** Work to be completed **
Look at the data below and print exactly the lines from its first line through the line with "const lambdas = [-1.0, -0.5, 0.0, 0.5, 1.0];"; the pictures stay out of the copy.

────────────────

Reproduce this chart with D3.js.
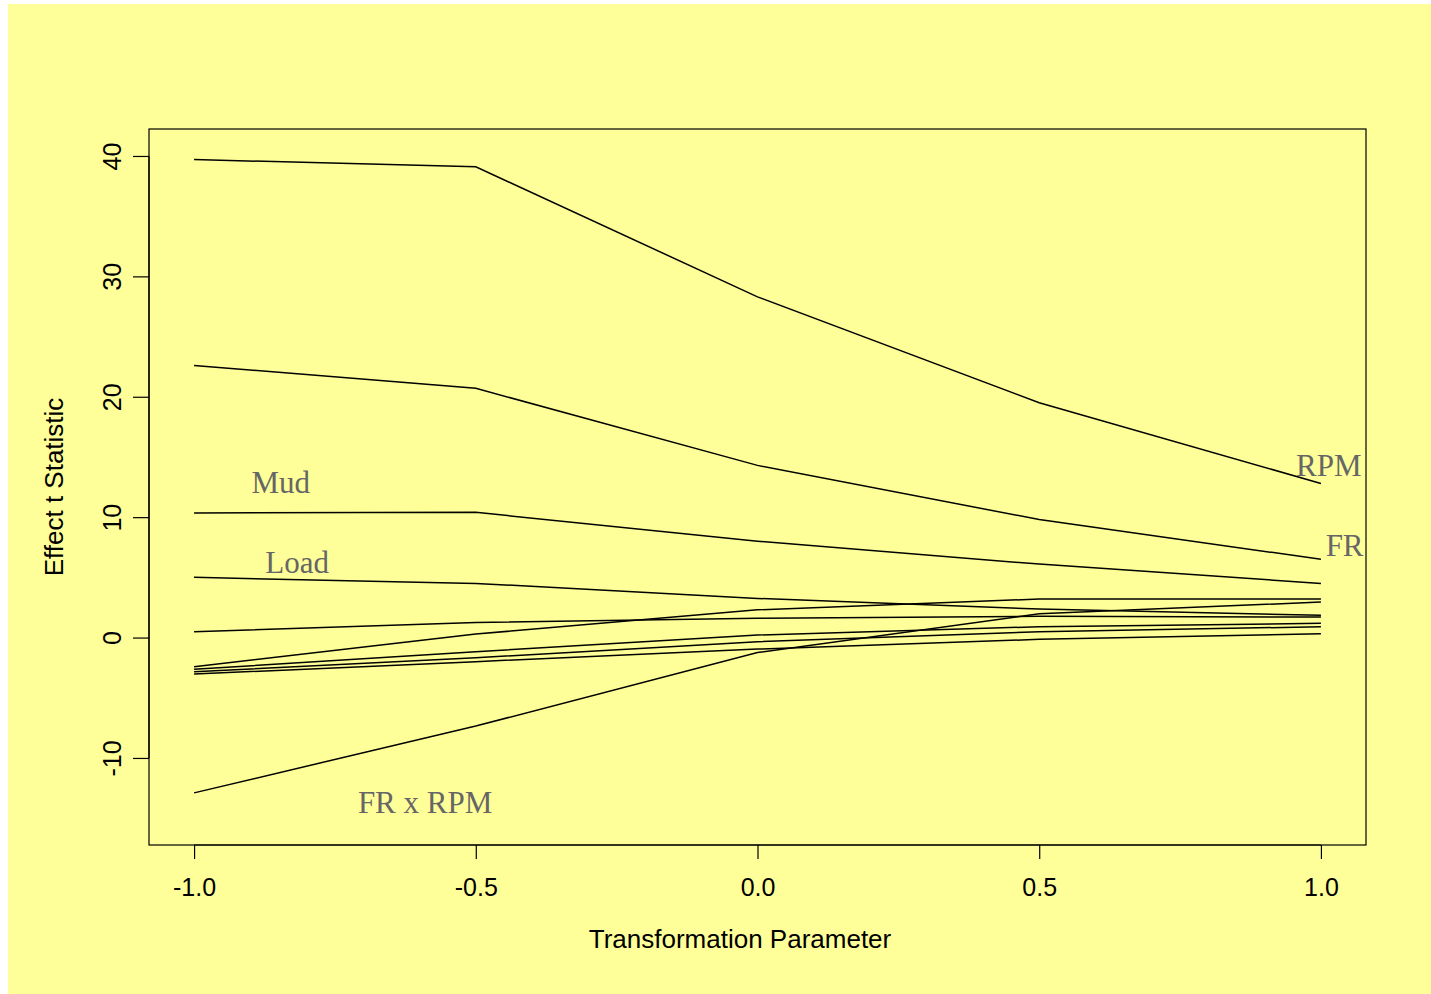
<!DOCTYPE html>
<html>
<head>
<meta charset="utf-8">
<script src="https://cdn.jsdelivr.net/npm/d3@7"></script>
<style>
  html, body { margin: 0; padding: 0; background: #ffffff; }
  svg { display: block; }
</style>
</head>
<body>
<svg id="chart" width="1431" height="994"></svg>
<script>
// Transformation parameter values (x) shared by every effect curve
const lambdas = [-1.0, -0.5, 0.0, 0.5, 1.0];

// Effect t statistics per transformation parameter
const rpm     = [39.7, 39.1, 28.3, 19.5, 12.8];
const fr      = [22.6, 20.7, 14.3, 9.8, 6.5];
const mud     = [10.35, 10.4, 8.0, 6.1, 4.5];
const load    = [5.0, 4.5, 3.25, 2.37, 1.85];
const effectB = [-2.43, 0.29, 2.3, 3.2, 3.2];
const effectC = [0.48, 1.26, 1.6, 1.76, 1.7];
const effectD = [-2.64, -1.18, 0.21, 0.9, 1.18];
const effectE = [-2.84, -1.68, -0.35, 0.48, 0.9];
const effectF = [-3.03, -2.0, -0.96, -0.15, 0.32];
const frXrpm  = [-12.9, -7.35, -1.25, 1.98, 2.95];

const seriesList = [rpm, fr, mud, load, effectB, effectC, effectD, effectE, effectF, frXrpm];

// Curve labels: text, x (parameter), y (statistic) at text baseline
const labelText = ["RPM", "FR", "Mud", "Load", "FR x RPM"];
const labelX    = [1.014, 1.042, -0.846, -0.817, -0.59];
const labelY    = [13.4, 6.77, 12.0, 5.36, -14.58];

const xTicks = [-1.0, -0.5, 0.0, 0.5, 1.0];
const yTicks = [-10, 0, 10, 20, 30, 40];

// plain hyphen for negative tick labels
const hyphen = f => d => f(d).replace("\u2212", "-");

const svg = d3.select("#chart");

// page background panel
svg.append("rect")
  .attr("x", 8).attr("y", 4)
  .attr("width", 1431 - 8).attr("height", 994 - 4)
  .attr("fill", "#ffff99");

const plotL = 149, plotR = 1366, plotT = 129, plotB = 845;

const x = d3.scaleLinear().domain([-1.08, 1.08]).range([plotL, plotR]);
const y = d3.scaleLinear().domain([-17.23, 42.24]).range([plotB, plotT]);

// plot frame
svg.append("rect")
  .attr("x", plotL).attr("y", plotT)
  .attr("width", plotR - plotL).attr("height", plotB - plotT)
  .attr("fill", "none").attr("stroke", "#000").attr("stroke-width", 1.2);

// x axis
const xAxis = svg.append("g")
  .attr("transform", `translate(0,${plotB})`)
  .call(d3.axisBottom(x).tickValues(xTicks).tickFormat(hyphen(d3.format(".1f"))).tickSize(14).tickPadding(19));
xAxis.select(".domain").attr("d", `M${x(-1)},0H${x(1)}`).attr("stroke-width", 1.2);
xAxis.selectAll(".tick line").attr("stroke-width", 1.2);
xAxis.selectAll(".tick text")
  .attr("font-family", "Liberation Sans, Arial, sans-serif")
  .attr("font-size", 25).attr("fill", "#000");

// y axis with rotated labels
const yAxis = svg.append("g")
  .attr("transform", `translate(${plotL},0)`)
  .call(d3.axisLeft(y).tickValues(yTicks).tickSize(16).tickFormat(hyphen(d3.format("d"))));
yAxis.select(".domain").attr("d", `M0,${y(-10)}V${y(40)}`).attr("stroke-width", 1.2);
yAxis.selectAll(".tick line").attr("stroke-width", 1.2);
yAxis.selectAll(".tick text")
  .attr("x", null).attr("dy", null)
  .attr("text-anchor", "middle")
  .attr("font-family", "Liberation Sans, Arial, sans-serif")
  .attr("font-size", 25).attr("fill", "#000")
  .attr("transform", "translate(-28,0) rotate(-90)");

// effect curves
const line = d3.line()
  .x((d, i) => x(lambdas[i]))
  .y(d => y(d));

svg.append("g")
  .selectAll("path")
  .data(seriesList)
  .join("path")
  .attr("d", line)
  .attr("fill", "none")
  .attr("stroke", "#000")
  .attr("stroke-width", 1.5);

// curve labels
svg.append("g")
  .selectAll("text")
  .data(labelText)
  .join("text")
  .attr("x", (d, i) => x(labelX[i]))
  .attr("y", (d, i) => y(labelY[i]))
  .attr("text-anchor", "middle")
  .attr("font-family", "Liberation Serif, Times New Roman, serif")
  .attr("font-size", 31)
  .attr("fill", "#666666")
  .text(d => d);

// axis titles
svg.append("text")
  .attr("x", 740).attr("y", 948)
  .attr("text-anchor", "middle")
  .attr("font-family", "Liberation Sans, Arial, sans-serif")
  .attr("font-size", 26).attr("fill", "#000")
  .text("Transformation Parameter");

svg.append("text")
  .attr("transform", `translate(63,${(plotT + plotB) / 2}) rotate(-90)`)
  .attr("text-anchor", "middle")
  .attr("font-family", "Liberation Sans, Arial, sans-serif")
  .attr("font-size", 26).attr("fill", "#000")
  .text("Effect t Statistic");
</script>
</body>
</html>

────────────────

** Output of the exercise **
Reproduce this chart with D3.js.
<!DOCTYPE html>
<html>
<head>
<meta charset="utf-8">
<script src="https://cdn.jsdelivr.net/npm/d3@7"></script>
<style>
  html, body { margin: 0; padding: 0; background: #ffffff; }
  svg { display: block; }
</style>
</head>
<body>
<svg id="chart" width="1431" height="994"></svg>
<script>
// Transformation parameter values (x) shared by every effect curve
const lambdas = [-1.0, -0.5, 0.0, 0.5, 1.0];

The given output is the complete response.